Problem :
A wooden block of mass $5 kg$. fell down from a tower on a swimming pool. The tower is of height $19.6 metre$ above the water surface in the pool. After it collides with the water's surface it moved inside the water vertically downwards with uniform acceleration of magnitude $4 m/sec^2$ , then it covered a distance $4.5 m$. before it starts returning back to float on the water. Find the magnitude of change of momentum of the wooden block due to its impact with the water surface in the pool.
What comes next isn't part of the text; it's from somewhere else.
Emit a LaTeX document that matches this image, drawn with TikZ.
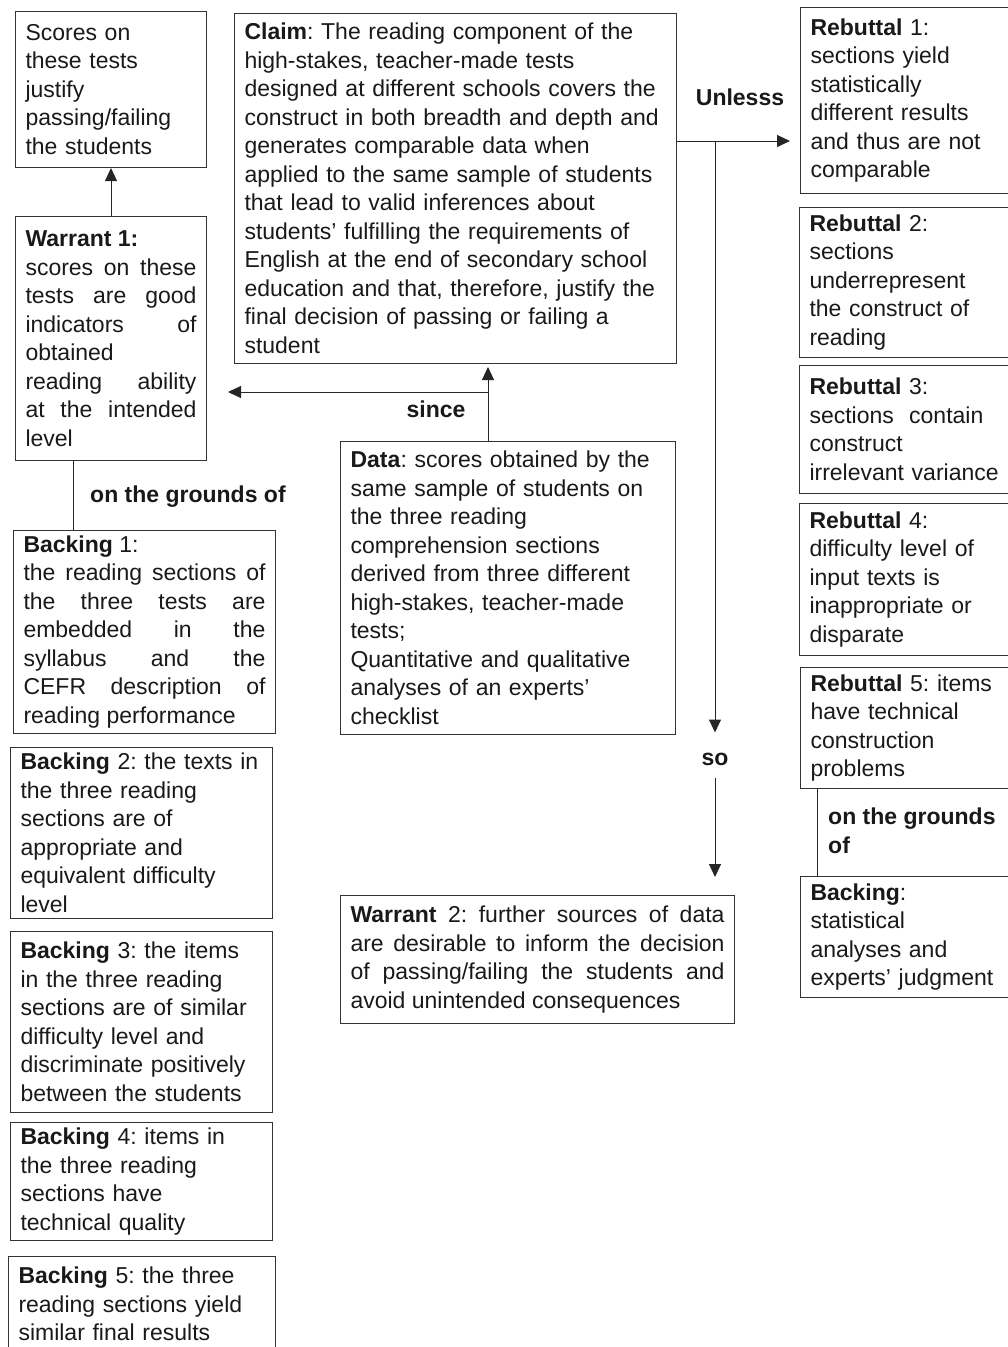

So it should look like this :
My try :
1 - We get $V_1$ using $V^2 = V_o^2 + 2gd$ :
$d = -19.6$
, $V_o = 0$
, $g = -9.8m/s^2$
$V_1^2 = 0 + 2 \times -9.8 \times -19.6 = 384.16$
$V_1 = 19.6m/s$
2 - for $V_2$ i use $V^2 = V_o^2 + 2ad$ again :
$d = -4.5$
, $V_3 = 0$
, $a = -4m/s^2$
$0 = V_2^2 + 2 \times -4 \times -4.5 = V_2 + 36$
$V_2^2 = -36$
and then i am stuck here because i cannot take the root of a negative number , did i mess directions up ? i have no idea what went wrong , any help will be appreciated
thanks in advance.
Falling from height $h=19.6\,\text{m}$, the bock reaches the surface with $v=\sqrt{2ah}$ where $a=g=9.81\,\text{m}\text{s}^{-2}$. In the water, we have "inverted falling" as the overall acceleration is upward. Neverthelessm the same formula applies, but this time with $h=4.5\,\text{m}$ and $a=4\,\text{m}\text{s}^{-2}$. The difference between these to velocities at the water surface, multiplied by the mass, is the desired change in momentum.